* **Exercise instructions**:
What follows is a listing; restate every line of it word for word.
** BEGIN **
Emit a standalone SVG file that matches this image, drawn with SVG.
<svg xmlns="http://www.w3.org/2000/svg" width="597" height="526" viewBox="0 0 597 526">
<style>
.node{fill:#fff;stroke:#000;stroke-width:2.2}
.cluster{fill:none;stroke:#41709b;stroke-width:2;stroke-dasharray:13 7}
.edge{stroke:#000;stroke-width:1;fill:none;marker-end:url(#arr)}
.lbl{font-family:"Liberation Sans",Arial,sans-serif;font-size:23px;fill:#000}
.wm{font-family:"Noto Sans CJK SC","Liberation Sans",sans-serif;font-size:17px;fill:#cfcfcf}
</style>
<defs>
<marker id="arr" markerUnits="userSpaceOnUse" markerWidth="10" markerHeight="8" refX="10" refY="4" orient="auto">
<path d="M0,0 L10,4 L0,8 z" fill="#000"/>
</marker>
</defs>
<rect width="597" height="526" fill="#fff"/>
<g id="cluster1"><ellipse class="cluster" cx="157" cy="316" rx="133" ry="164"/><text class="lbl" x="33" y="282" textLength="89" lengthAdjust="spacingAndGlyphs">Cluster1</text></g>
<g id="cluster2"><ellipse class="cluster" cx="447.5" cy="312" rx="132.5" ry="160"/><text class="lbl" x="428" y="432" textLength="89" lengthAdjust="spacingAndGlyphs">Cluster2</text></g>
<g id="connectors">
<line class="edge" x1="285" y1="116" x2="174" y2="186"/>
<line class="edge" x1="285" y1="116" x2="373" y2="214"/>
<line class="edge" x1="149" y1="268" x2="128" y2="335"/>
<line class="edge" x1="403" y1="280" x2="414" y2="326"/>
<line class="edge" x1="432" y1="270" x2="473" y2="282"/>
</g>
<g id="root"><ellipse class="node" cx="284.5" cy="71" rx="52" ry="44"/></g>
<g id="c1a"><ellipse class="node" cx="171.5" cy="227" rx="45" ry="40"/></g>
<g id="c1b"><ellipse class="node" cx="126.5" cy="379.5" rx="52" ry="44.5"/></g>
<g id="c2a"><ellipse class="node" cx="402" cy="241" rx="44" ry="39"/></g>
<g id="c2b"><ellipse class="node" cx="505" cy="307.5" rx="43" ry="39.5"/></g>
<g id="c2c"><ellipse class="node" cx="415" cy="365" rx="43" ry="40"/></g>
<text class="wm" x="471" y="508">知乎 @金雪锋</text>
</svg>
** END **
* **Exercise answer**:
Emit a standalone SVG file that matches this image, drawn with SVG.
<svg xmlns="http://www.w3.org/2000/svg" width="597" height="526" viewBox="0 0 597 526">
<style>
.node{fill:#fff;stroke:#000;stroke-width:2.2}
.cluster{fill:none;stroke:#41709b;stroke-width:2;stroke-dasharray:13 7}
.edge{stroke:#000;stroke-width:1;fill:none;marker-end:url(#arr)}
.lbl{font-family:"Liberation Sans",Arial,sans-serif;font-size:23px;fill:#000}
.wm{font-family:"Noto Sans CJK SC","Liberation Sans",sans-serif;font-size:17px;fill:#cfcfcf}
</style>
<defs>
<marker id="arr" markerUnits="userSpaceOnUse" markerWidth="10" markerHeight="8" refX="10" refY="4" orient="auto">
<path d="M0,0 L10,4 L0,8 z" fill="#000"/>
</marker>
</defs>
<rect width="597" height="526" fill="#fff"/>
<g id="cluster1"><ellipse class="cluster" cx="157" cy="316" rx="133" ry="164"/><text class="lbl" x="33" y="282" textLength="89" lengthAdjust="spacingAndGlyphs">Cluster1</text></g>
<g id="cluster2"><ellipse class="cluster" cx="447.5" cy="312" rx="132.5" ry="160"/><text class="lbl" x="428" y="432" textLength="89" lengthAdjust="spacingAndGlyphs">Cluster2</text></g>
<g id="connectors">
<line class="edge" x1="285" y1="116" x2="174" y2="186"/>
<line class="edge" x1="285" y1="116" x2="373" y2="214"/>
<line class="edge" x1="149" y1="268" x2="128" y2="335"/>
<line class="edge" x1="403" y1="280" x2="414" y2="326"/>
<line class="edge" x1="432" y1="270" x2="473" y2="282"/>
</g>
<g id="root"><ellipse class="node" cx="284.5" cy="71" rx="52" ry="44"/></g>
<g id="c1a"><ellipse class="node" cx="171.5" cy="227" rx="45" ry="40"/></g>
<g id="c1b"><ellipse class="node" cx="126.5" cy="379.5" rx="52" ry="44.5"/></g>
<g id="c2a"><ellipse class="node" cx="402" cy="241" rx="44" ry="39"/></g>
<g id="c2b"><ellipse class="node" cx="505" cy="307.5" rx="43" ry="39.5"/></g>
<g id="c2c"><ellipse class="node" cx="415" cy="365" rx="43" ry="40"/></g>
<text class="wm" x="471" y="508">知乎 @金雪锋</text>
</svg>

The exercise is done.